Solar Is Still the Future: Here’s How

Freedom Solar CEO, Bret Biggart headshot

By Bret Biggart

Back in November 2022, I wrote that passage of the Inflation Reduction Act “created a runway for solar power unlike any we’ve ever seen.” The law told consumers and solar companies that for the next 10 years, federal tax credits would reimburse 30% of the cost of new solar systems (as well as battery projects and efficiency upgrades).

Last month, Congress lined up some bulldozers and jackhammers and turned that runway into a gravel strip. 

The One Big Beautiful Bill Act — that’s the law’s actual name, apparently not intentionally ironic — ripped away some of those tax credits. Homeowners, businesses, and other energy consumers who want to buy solar systems have until the end of this year to get them installed, which really means consumers have until probably October to order systems so they can be activated before the end of the year. 

Unsurprisingly, people are rushing to get their orders in before the tax credits expire. All indications are that solar sales will be strong in 2025.

But what happens in 2026?

Well, it turns out that there was more than one runway. 

Yes, tax credits for consumers who buy solar panels will go away next year. But Congress has maintained tax credits for consumers who lease their systems. So people will still be able to get help accessing this technology that helps keep them free and safe from high bills and blackouts — they’ll just have to access it in a different way.

That’s going to require a pretty big pivot — Freedom Solar will certainly have to do things differently, as will utilities and, of course, our customers. But I deeply and completely believe that we’ll figure this out and this industry will continue to grow.

Based on our internal modeling, customers who lease solar systems will still save a lot of money — in big markets like Houston and Dallas, most systems still have paid for themselves within about six years based on the money they save.
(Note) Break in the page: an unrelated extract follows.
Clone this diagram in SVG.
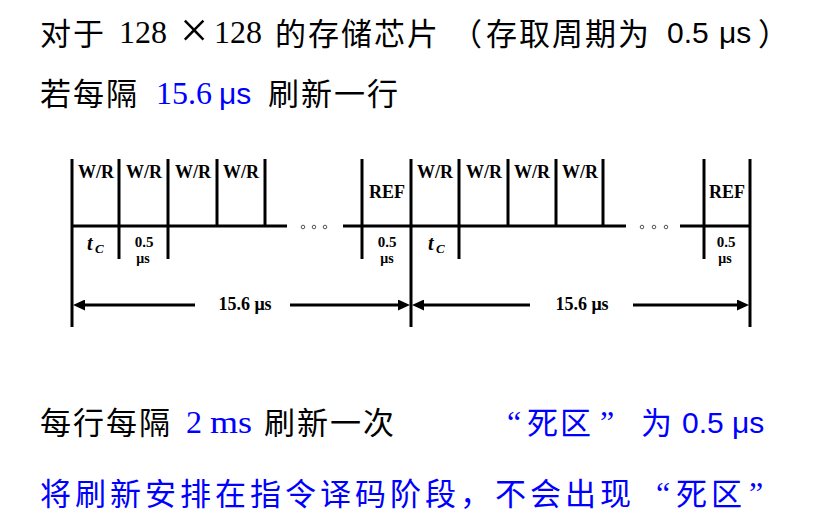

But even more than that, solar power is still a very affordable form of electricity generation, and it’s only getting cheaper. Meanwhile, these anti-energy policies that try to play favorites and punish renewables will only drive up energy bills.

So even without the tax credits, it’ll soon be clear that even buying a solar system will save money by lessening people’s dependence on a power grid that’s only getting more expensive.

As the great Doug Lewin wrote this summer before the Big Bad Bill passed, “In their attempt to knockout renewables, Congress may end up punching consumers in the mouth.” For reasons I’ll never understand, anti-energy politicians keep trying to exterminate this great and growing technology.

But at the end of the day, solar lowers power bills, and it protects people, communities, and power grids from blackouts. It’s the future — that was true before the bill passed, and it still is.